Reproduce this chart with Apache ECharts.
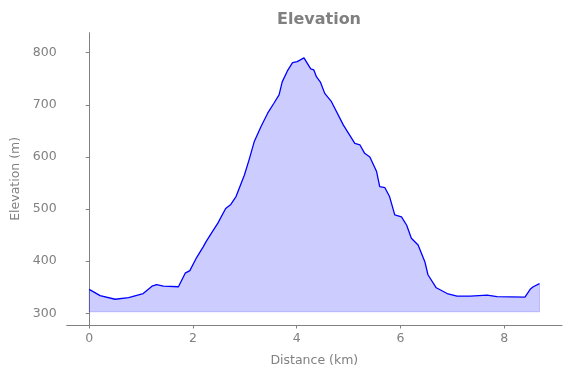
<!DOCTYPE html>
<html>
<head>
<meta charset="utf-8">
<script src="https://cdn.jsdelivr.net/npm/echarts@6/dist/echarts.min.js"></script>
<style>
  html, body { margin: 0; padding: 0; background: #fff; }
  #elevationChart { width: 571px; height: 378px; }
</style>
</head>
<body>
<div id="elevationChart"></div>
<script>
// distance along the track (km)
const distanceKm = [
  0.00, 0.21, 0.50, 0.76, 1.04, 1.21, 1.30, 1.43, 1.72, 1.85,
  1.94, 2.07, 2.20, 2.25, 2.35, 2.48, 2.63, 2.73, 2.83, 2.99,
  3.08, 3.18, 3.31, 3.44, 3.56, 3.66, 3.72, 3.82, 3.92, 4.01,
  4.14, 4.27, 4.33, 4.38, 4.46, 4.54, 4.67, 4.90, 5.12, 5.22,
  5.31, 5.41, 5.54, 5.60, 5.70, 5.79, 5.89, 6.02, 6.12, 6.21,
  6.34, 6.47, 6.53, 6.69, 6.90, 7.09, 7.35, 7.67, 7.86, 8.40,
  8.50, 8.56, 8.68
]
// elevation (m)
const elevationM = [
  346, 334, 327, 330, 338, 352, 355, 352, 351, 377,
  382, 407, 428, 437, 453, 473, 501, 509, 524, 565,
  594, 629, 658, 684, 703, 719, 744, 765, 781, 783,
  790, 769, 767, 754, 743, 722, 706, 661, 626, 623,
  607, 600, 572, 543, 541, 524, 489, 485, 469, 444,
  431, 399, 374, 349, 338, 333, 333, 335, 332, 331,
  346, 351, 357
]
const fillBase = 303
const xTicks = [0, 2, 4, 6, 8]
const yTicks = [300, 400, 500, 600, 700, 800]

const grey = '#808080'
const lineData = distanceKm.map((d, i) => [d, elevationM[i]])
const lastKm = distanceKm[distanceKm.length - 1]
const edgeData = [
  [distanceKm[0], elevationM[0]],
  [distanceKm[0], fillBase],
  [lastKm, fillBase],
  [lastKm, elevationM[elevationM.length - 1]],
]

const chart = echarts.init(document.getElementById('elevationChart'))
chart.setOption({
  animation: false,
  title: {
    text: 'Elevation',
    left: 272,
    top: 7,
    textStyle: { color: grey, fontSize: 16, fontWeight: 'bold', fontFamily: 'DejaVu Sans' },
  },
  grid: { left: 66.7, right: 9, top: 32.7, bottom: 53 },
  xAxis: {
    type: 'value',
    min: -0.434,
    max: 9.114,
    name: 'Distance (km)',
    nameLocation: 'middle',
    nameGap: 29,
    nameTextStyle: { color: grey, fontSize: 12.5, fontFamily: 'DejaVu Sans' },
    axisLine: { show: true, lineStyle: { color: grey, width: 1 } },
    axisTick: { show: true, length: 3.5, customValues: xTicks, lineStyle: { color: grey } },
    axisLabel: { customValues: xTicks, color: grey, fontSize: 12.5, fontFamily: 'DejaVu Sans', margin: 7 },
    splitLine: { show: false },
  },
  yAxis: {
    type: 'value',
    min: 277.6,
    max: 838.4,
    name: 'Elevation (m)',
    nameLocation: 'middle',
    nameGap: 43,
    nameTextStyle: { color: grey, fontSize: 12.5, fontFamily: 'DejaVu Sans' },
    axisLine: { show: true, lineStyle: { color: grey, width: 1 } },
    axisTick: { show: true, length: 3.5, customValues: yTicks, lineStyle: { color: grey } },
    axisLabel: { customValues: yTicks, color: grey, fontSize: 12.5, fontFamily: 'DejaVu Sans', margin: 10 },
    splitLine: { show: false },
  },
  series: [
    {
      type: 'line',
      data: lineData,
      symbol: 'none',
      smooth: false,
      lineStyle: { color: '#0000ff', width: 1.3 },
      areaStyle: { color: 'rgba(0,0,255,0.2)', origin: fillBase, opacity: 1 },
      z: 3,
    },
    {
      type: 'line',
      data: edgeData,
      symbol: 'none',
      lineStyle: { color: 'rgba(0,0,255,0.2)', width: 1 },
      z: 2,
    },
  ],
})
</script>
</body>
</html>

------------------------

**TASK STATEMENT**
Go through the material above and print all of it exactly, except the pictures.

**RESULT OF THIS TASK**
Reproduce this chart with Apache ECharts.
<!DOCTYPE html>
<html>
<head>
<meta charset="utf-8">
<script src="https://cdn.jsdelivr.net/npm/echarts@6/dist/echarts.min.js"></script>
<style>
  html, body { margin: 0; padding: 0; background: #fff; }
  #elevationChart { width: 571px; height: 378px; }
</style>
</head>
<body>
<div id="elevationChart"></div>
<script>
// distance along the track (km)
const distanceKm = [
  0.00, 0.21, 0.50, 0.76, 1.04, 1.21, 1.30, 1.43, 1.72, 1.85,
  1.94, 2.07, 2.20, 2.25, 2.35, 2.48, 2.63, 2.73, 2.83, 2.99,
  3.08, 3.18, 3.31, 3.44, 3.56, 3.66, 3.72, 3.82, 3.92, 4.01,
  4.14, 4.27, 4.33, 4.38, 4.46, 4.54, 4.67, 4.90, 5.12, 5.22,
  5.31, 5.41, 5.54, 5.60, 5.70, 5.79, 5.89, 6.02, 6.12, 6.21,
  6.34, 6.47, 6.53, 6.69, 6.90, 7.09, 7.35, 7.67, 7.86, 8.40,
  8.50, 8.56, 8.68
]
// elevation (m)
const elevationM = [
  346, 334, 327, 330, 338, 352, 355, 352, 351, 377,
  382, 407, 428, 437, 453, 473, 501, 509, 524, 565,
  594, 629, 658, 684, 703, 719, 744, 765, 781, 783,
  790, 769, 767, 754, 743, 722, 706, 661, 626, 623,
  607, 600, 572, 543, 541, 524, 489, 485, 469, 444,
  431, 399, 374, 349, 338, 333, 333, 335, 332, 331,
  346, 351, 357
]
const fillBase = 303
const xTicks = [0, 2, 4, 6, 8]
const yTicks = [300, 400, 500, 600, 700, 800]

const grey = '#808080'
const lineData = distanceKm.map((d, i) => [d, elevationM[i]])
const lastKm = distanceKm[distanceKm.length - 1]
const edgeData = [
  [distanceKm[0], elevationM[0]],
  [distanceKm[0], fillBase],
  [lastKm, fillBase],
  [lastKm, elevationM[elevationM.length - 1]],
]

const chart = echarts.init(document.getElementById('elevationChart'))
chart.setOption({
  animation: false,
  title: {
    text: 'Elevation',
    left: 272,
    top: 7,
    textStyle: { color: grey, fontSize: 16, fontWeight: 'bold', fontFamily: 'DejaVu Sans' },
  },
  grid: { left: 66.7, right: 9, top: 32.7, bottom: 53 },
  xAxis: {
    type: 'value',
    min: -0.434,
    max: 9.114,
    name: 'Distance (km)',
    nameLocation: 'middle',
    nameGap: 29,
    nameTextStyle: { color: grey, fontSize: 12.5, fontFamily: 'DejaVu Sans' },
    axisLine: { show: true, lineStyle: { color: grey, width: 1 } },
    axisTick: { show: true, length: 3.5, customValues: xTicks, lineStyle: { color: grey } },
    axisLabel: { customValues: xTicks, color: grey, fontSize: 12.5, fontFamily: 'DejaVu Sans', margin: 7 },
    splitLine: { show: false },
  },
  yAxis: {
    type: 'value',
    min: 277.6,
    max: 838.4,
    name: 'Elevation (m)',
    nameLocation: 'middle',
    nameGap: 43,
    nameTextStyle: { color: grey, fontSize: 12.5, fontFamily: 'DejaVu Sans' },
    axisLine: { show: true, lineStyle: { color: grey, width: 1 } },
    axisTick: { show: true, length: 3.5, customValues: yTicks, lineStyle: { color: grey } },
    axisLabel: { customValues: yTicks, color: grey, fontSize: 12.5, fontFamily: 'DejaVu Sans', margin: 10 },
    splitLine: { show: false },
  },
  series: [
    {
      type: 'line',
      data: lineData,
      symbol: 'none',
      smooth: false,
      lineStyle: { color: '#0000ff', width: 1.3 },
      areaStyle: { color: 'rgba(0,0,255,0.2)', origin: fillBase, opacity: 1 },
      z: 3,
    },
    {
      type: 'line',
      data: edgeData,
      symbol: 'none',
      lineStyle: { color: 'rgba(0,0,255,0.2)', width: 1 },
      z: 2,
    },
  ],
})
</script>
</body>
</html>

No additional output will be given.